▶ [Your goal]:
Every line below that includes "this" counts toward the total. Report that total alone.

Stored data

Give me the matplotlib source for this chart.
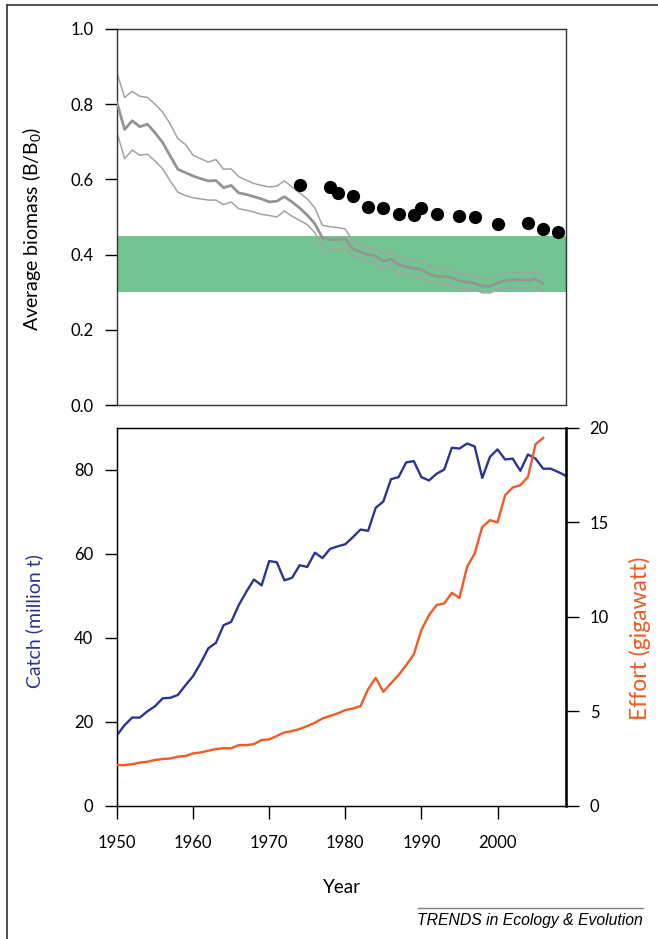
import matplotlib
matplotlib.use("Agg")
import matplotlib.pyplot as plt
from matplotlib.lines import Line2D
import numpy as np

plt.rcParams['font.family'] = ['Lato', 'DejaVu Sans']
plt.rcParams['mathtext.fontset'] = 'custom'
plt.rcParams['mathtext.rm'] = 'Lato'

# ---------------- data: top panel ----------------
years_model = list(range(1950, 2007))
biomass_mean = [0.804, 0.733, 0.756, 0.740, 0.747, 0.724, 0.698, 0.662, 0.627, 0.618,
                0.609, 0.602, 0.596, 0.597, 0.578, 0.584, 0.564, 0.560, 0.554, 0.548,
                0.540, 0.542, 0.554, 0.540, 0.524, 0.505, 0.482, 0.444, 0.440, 0.440,
                0.442, 0.415, 0.407, 0.400, 0.396, 0.382, 0.388, 0.373, 0.367, 0.364,
                0.360, 0.349, 0.342, 0.342, 0.338, 0.331, 0.326, 0.324, 0.316, 0.316,
                0.324, 0.331, 0.333, 0.333, 0.331, 0.335, 0.323]
biomass_upper = [0.883, 0.818, 0.834, 0.821, 0.818, 0.800, 0.779, 0.747, 0.708, 0.693,
                 0.664, 0.655, 0.646, 0.653, 0.627, 0.628, 0.607, 0.598, 0.589, 0.584,
                 0.580, 0.582, 0.596, 0.580, 0.564, 0.548, 0.524, 0.478, 0.474, 0.472,
                 0.468, 0.436, 0.427, 0.418, 0.415, 0.403, 0.409, 0.394, 0.388, 0.385,
                 0.382, 0.371, 0.360, 0.360, 0.355, 0.349, 0.347, 0.344, 0.335, 0.335,
                 0.344, 0.351, 0.353, 0.351, 0.351, 0.355, 0.344]
biomass_lower = [0.724, 0.655, 0.678, 0.664, 0.667, 0.649, 0.628, 0.596, 0.566, 0.557,
                 0.551, 0.548, 0.545, 0.545, 0.533, 0.540, 0.522, 0.518, 0.513, 0.507,
                 0.504, 0.500, 0.516, 0.502, 0.491, 0.480, 0.458, 0.422, 0.413, 0.415,
                 0.418, 0.394, 0.389, 0.382, 0.378, 0.364, 0.373, 0.351, 0.347, 0.342,
                 0.338, 0.329, 0.323, 0.320, 0.317, 0.311, 0.309, 0.307, 0.298, 0.298,
                 0.307, 0.311, 0.311, 0.311, 0.311, 0.314, 0.302]

years_assess = [1974, 1978, 1979, 1981, 1983, 1985, 1987, 1989, 1990, 1992,
                1995, 1997, 2000, 2004, 2006, 2008]
biomass_assess = [0.585, 0.580, 0.563, 0.557, 0.527, 0.523, 0.509, 0.504, 0.523, 0.508,
                  0.502, 0.500, 0.482, 0.484, 0.467, 0.460]

band_low, band_high = 0.30, 0.45

# ---------------- data: bottom panel ----------------
years_catch = list(range(1950, 2010))
catch = [16.8, 19.2, 21.0, 21.0, 22.5, 23.7, 25.6, 25.7, 26.4, 28.7,
         30.9, 34.0, 37.5, 38.8, 43.0, 43.8, 47.8, 51.0, 53.9, 52.5,
         58.3, 58.0, 53.7, 54.3, 57.3, 56.9, 60.3, 59.0, 61.2, 61.8,
         62.3, 64.0, 65.8, 65.5, 71.0, 72.5, 77.8, 78.3, 81.8, 82.1,
         78.3, 77.5, 79.1, 80.1, 85.3, 85.1, 86.3, 85.6, 78.1, 83.1,
         84.9, 82.5, 82.7, 79.8, 83.7, 82.7, 80.3, 80.3, 79.5, 78.6]

years_effort = list(range(1950, 2007))
effort = [2.15, 2.15, 2.20, 2.28, 2.33, 2.42, 2.47, 2.50, 2.60, 2.63,
          2.77, 2.82, 2.91, 3.00, 3.04, 3.04, 3.21, 3.21, 3.26, 3.48,
          3.51, 3.69, 3.88, 3.95, 4.06, 4.22, 4.39, 4.62, 4.75, 4.89,
          5.06, 5.15, 5.27, 6.17, 6.77, 6.03, 6.48, 6.92, 7.44, 8.01,
          9.30, 10.09, 10.62, 10.71, 11.27, 11.00, 12.65, 13.35, 14.76, 15.12,
          15.00, 16.44, 16.85, 16.97, 17.41, 19.14, 19.47]

x_ticks = [1950, 1960, 1970, 1980, 1990, 2000]

BLUE = '#2b3592'
ORANGE = '#f15a24'
GREEN = '#72c593'

fig = plt.figure(figsize=(6.58, 9.39), dpi=100)

L, W = 117 / 658, 449 / 658
ax1 = fig.add_axes([L, 1 - 405 / 939, W, (405 - 29) / 939])
ax2 = fig.add_axes([L, 1 - 805.7 / 939, W, (805.7 - 428) / 939])

# ----- top panel -----
ax1.axhspan(band_low, band_high, color=GREEN, lw=0, zorder=1)
ax1.plot(years_model, biomass_upper, color='#a3a3a3', lw=1.1, zorder=2)
ax1.plot(years_model, biomass_lower, color='#a3a3a3', lw=1.1, zorder=2)
ax1.plot(years_model, biomass_mean, color='#949494', lw=2.0, zorder=3)
ax1.plot(years_assess, biomass_assess, 'o', color='black', ms=8.5, zorder=4)
ax1.set_xlim(1950, 2009)
ax1.set_ylim(0, 1.0)
ax1.set_yticks([0.0, 0.2, 0.4, 0.6, 0.8, 1.0])
ax1.set_yticklabels(['0.0', '0.2', '0.4', '0.6', '0.8', '1.0'])
ax1.set_xticks([])
ax1.tick_params(axis='y', direction='out', length=9, width=1.0, pad=8, labelsize=12)
ax1.set_ylabel('Average biomass (B/B$_\\mathregular{0}$)', fontsize=14)
ax1.yaxis.set_label_coords(-0.163, 0.468)
for s in ax1.spines.values():
    s.set_linewidth(1.0)
    s.set_color('#333333')

# ----- bottom panel -----
ax2.plot(years_catch, catch, color=BLUE, lw=1.7, zorder=3)
ax2.set_xlim(1950, 2009)
ax2.set_ylim(0, 90)
ax2.set_yticks([0, 20, 40, 60, 80])
ax2.set_xticks(x_ticks)
ax2.tick_params(axis='both', direction='out', length=9, width=1.0, labelsize=12)
ax2.tick_params(axis='y', pad=8)
ax2.tick_params(axis='x', pad=12)
ax2.set_ylabel('Catch (million t)', color=BLUE, fontsize=14)
ax2.yaxis.set_label_coords(-0.165, 0.488)
ax2.set_xlabel('Year', fontsize=13.5, labelpad=20)
for s in ax2.spines.values():
    s.set_linewidth(1.0)

ax3 = ax2.twinx()
ax3.plot(years_effort, effort, color=ORANGE, lw=1.7, zorder=3)
ax3.set_ylim(0, 20)
ax3.set_yticks([0, 5, 10, 15, 20])
ax3.tick_params(axis='y', direction='out', length=9, width=1.0, pad=8, labelsize=12)
ax3.spines['right'].set_linewidth(1.8)
ax3.set_ylabel('Effort (gigawatt)', color=ORANGE, fontsize=16.5)
ax3.yaxis.set_label_coords(1.14, 0.444)

# ----- frame and footer -----
fig.add_artist(Line2D([7 / 658, 7 / 658], [0, 1 - 5 / 939], transform=fig.transFigure,
                      color='#333333', lw=1.2))
fig.add_artist(Line2D([7 / 658, 1], [1 - 5 / 939, 1 - 5 / 939], transform=fig.transFigure,
                      color='#333333', lw=1.2))
fig.add_artist(Line2D([418 / 658, 643 / 658], [1 - 908 / 939, 1 - 908 / 939],
                      transform=fig.transFigure, color='#808080', lw=1.0))
fig.text(643 / 658, 1 - 920 / 939, 'TRENDS in Ecology & Evolution', ha='right', va='center',
         fontsize=11.3, style='italic', family=['Liberation Sans', 'DejaVu Sans'])

fig.savefig('out.png', dpi=100)
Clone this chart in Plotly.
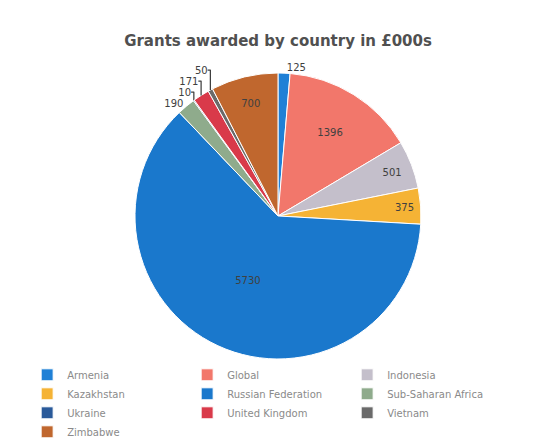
import plotly.graph_objects as go

countries = ["Armenia", "Global", "Indonesia", "Kazakhstan", "Russian Federation",
             "Sub-Saharan Africa", "Ukraine", "United Kingdom", "Vietnam", "Zimbabwe"]
grants = [125, 1396, 501, 375, 5730, 190, 10, 171, 50, 700]
label_pos = ["outside", "inside", "inside", "inside", "inside",
             "outside", "outside", "outside", "outside", "inside"]
colors = ["#1f80d6", "#f2776b", "#c4bfcb", "#f5b335", "#1a78cc",
          "#8fab8c", "#2a5a9a", "#d93a4a", "#6a6a6a", "#c0672e"]

fig = go.Figure(go.Pie(
    labels=countries,
    values=grants,
    sort=False,
    direction="clockwise",
    rotation=0,
    textinfo="value",
    textposition=label_pos,
    insidetextorientation="horizontal",
    textfont=dict(family="DejaVu Sans", size=10, color="#404040"),
    marker=dict(colors=colors, line=dict(color="white", width=1)),
    domain=dict(x=[0.2486, 0.7753], y=[0.186, 0.8345]),
    hole=0,
))

fig.update_layout(
    width=543, height=441,
    margin=dict(l=0, r=0, t=0, b=0, autoexpand=False),
    paper_bgcolor="white",
    title=dict(text="<b>Grants awarded by country in £000s</b>", x=0.512, xanchor="center",
               y=0.907, yanchor="middle",
               font=dict(family="DejaVu Sans", size=15, color="#505050")),
    legend=dict(orientation="h", x=0.05, xanchor="left", y=0.183, yanchor="top",
                entrywidth=115, entrywidthmode="pixels",
                font=dict(family="DejaVu Sans", size=10, color="#8a8a8a"),
                itemwidth=30),
    showlegend=True,
)

fig.write_html("out.html",
               config={"displayModeBar": False},
               post_script="document.body.style.margin='0';document.body.style.overflow='hidden';")
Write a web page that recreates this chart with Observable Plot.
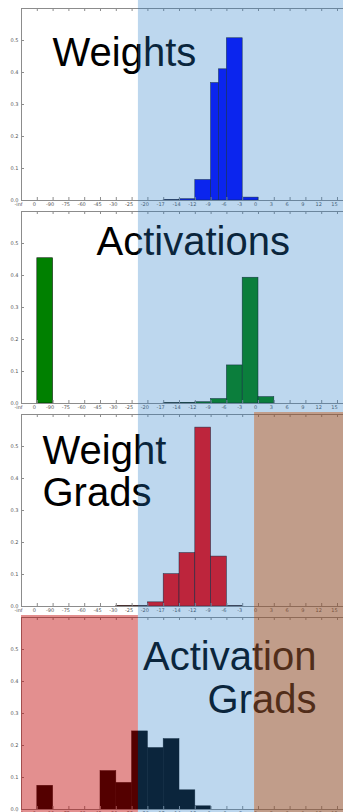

▶ [Answer to the exercise]:
3